#### [Data extract]
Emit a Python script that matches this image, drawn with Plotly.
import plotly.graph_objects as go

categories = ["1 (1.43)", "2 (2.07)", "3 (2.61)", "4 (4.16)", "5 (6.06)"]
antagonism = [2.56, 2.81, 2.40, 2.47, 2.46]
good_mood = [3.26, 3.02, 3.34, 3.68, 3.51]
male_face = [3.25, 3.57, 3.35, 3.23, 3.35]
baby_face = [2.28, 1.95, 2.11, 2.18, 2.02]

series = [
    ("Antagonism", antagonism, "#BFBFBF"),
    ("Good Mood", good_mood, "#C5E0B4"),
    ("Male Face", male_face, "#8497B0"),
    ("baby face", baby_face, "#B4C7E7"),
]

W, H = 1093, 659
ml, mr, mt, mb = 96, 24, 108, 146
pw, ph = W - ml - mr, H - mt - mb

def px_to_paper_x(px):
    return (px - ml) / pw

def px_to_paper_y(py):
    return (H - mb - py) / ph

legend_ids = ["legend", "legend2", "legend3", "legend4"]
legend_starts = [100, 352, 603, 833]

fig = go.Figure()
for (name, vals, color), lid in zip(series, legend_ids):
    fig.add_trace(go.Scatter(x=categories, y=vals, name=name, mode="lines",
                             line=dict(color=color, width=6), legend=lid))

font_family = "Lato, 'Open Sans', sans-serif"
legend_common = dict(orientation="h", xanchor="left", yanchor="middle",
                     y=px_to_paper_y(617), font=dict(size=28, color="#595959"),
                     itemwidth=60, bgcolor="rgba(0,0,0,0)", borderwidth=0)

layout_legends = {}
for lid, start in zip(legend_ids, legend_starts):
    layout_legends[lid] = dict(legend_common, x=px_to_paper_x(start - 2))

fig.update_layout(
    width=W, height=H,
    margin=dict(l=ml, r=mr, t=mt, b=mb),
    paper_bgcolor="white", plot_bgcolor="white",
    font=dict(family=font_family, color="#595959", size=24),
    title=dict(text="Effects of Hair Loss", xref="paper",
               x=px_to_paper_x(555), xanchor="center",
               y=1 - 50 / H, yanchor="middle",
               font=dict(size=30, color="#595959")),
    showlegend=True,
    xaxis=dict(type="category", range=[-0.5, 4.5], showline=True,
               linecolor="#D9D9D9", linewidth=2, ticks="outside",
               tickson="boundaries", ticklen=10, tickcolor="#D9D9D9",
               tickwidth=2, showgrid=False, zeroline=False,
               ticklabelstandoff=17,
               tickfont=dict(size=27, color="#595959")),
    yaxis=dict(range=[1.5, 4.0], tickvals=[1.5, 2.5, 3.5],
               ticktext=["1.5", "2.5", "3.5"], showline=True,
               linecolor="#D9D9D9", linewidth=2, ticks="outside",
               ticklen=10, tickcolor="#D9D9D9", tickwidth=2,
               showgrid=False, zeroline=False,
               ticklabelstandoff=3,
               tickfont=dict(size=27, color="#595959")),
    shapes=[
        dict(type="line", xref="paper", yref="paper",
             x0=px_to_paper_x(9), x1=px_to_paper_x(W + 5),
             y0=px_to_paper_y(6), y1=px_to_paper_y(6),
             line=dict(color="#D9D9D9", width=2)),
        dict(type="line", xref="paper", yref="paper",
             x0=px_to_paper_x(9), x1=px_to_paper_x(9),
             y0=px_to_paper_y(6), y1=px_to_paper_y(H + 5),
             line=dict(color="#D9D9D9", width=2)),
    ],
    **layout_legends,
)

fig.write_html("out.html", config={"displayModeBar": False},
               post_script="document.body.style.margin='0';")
* * *
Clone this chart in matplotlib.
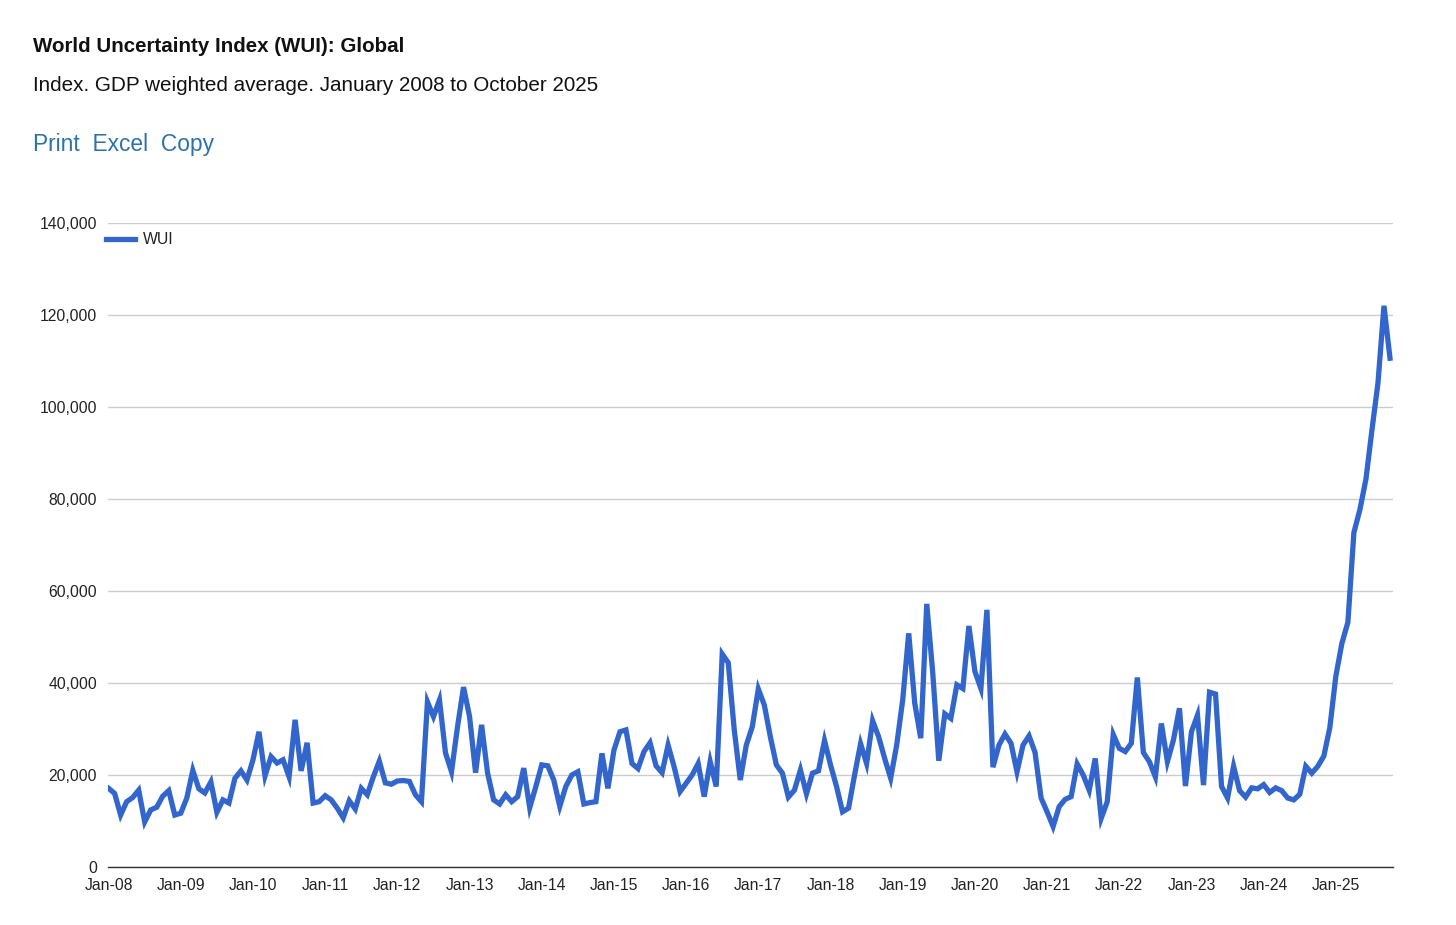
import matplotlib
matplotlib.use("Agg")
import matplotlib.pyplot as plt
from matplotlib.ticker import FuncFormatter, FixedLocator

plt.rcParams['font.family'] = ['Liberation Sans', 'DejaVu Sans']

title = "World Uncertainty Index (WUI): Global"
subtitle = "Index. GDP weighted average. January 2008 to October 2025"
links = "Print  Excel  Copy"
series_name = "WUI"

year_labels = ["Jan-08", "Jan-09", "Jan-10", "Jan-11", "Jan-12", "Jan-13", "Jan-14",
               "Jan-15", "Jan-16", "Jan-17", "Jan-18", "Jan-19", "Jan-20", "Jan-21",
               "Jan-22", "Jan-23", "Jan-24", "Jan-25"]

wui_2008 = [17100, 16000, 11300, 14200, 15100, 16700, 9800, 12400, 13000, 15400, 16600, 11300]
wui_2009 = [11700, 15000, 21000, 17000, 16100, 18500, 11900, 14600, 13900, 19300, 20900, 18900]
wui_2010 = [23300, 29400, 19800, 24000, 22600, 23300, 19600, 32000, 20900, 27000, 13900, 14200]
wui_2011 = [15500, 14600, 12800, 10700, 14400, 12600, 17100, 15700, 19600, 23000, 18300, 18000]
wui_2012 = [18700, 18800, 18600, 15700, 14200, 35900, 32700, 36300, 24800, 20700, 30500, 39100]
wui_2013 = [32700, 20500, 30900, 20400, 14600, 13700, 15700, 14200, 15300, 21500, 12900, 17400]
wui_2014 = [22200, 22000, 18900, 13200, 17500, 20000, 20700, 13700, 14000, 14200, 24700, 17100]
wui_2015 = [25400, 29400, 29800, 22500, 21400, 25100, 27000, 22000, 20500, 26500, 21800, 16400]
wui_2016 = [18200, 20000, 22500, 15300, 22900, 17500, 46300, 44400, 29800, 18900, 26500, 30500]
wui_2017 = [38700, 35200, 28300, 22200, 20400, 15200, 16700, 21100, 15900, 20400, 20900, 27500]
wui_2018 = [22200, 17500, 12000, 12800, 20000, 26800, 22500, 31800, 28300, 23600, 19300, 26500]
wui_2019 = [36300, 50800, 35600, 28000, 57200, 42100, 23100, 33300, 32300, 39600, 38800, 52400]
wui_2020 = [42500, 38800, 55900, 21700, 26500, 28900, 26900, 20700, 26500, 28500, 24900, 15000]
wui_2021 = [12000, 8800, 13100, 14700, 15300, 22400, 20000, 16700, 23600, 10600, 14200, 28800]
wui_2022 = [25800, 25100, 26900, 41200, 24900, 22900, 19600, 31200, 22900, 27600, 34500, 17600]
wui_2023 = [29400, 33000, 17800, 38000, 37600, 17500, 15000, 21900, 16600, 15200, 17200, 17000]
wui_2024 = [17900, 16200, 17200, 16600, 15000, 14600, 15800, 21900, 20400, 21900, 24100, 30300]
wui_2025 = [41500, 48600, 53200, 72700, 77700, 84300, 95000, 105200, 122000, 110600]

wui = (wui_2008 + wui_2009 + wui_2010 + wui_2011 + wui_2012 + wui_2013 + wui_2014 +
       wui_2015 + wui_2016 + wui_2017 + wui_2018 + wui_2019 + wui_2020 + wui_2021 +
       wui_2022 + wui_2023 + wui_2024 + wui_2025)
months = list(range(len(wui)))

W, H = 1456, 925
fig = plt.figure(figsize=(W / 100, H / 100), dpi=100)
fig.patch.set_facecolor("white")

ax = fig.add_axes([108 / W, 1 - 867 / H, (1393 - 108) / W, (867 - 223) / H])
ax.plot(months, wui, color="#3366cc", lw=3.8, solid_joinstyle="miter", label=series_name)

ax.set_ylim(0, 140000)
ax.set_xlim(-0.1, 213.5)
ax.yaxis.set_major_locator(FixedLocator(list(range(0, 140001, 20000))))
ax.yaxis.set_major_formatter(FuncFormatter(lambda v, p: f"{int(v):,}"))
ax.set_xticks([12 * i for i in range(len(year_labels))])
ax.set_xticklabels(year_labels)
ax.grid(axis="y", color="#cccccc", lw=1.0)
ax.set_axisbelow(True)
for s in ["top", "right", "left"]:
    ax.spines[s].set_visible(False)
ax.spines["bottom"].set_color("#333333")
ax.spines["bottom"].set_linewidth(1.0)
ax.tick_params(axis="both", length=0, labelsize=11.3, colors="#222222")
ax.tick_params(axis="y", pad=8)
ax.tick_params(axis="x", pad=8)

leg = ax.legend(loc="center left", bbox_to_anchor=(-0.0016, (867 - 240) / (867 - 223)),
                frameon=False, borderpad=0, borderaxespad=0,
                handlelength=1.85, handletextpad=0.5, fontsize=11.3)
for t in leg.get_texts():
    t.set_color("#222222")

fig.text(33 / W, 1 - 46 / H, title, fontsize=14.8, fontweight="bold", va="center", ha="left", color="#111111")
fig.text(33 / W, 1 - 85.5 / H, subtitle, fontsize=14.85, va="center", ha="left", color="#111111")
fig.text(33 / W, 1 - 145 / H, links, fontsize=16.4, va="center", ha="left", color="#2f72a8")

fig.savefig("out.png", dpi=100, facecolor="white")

#### [Do this]
Every line from the one containing "Clone this chart in matplotlib." to the one containing "plt.rcParams['font.family'] = ['Liberation" should be output exactly, both ends included. Nothing else goes in, and no pictures either.

#### [Result]
Clone this chart in matplotlib.
import matplotlib
matplotlib.use("Agg")
import matplotlib.pyplot as plt
from matplotlib.ticker import FuncFormatter, FixedLocator

plt.rcParams['font.family'] = ['Liberation Sans', 'DejaVu Sans']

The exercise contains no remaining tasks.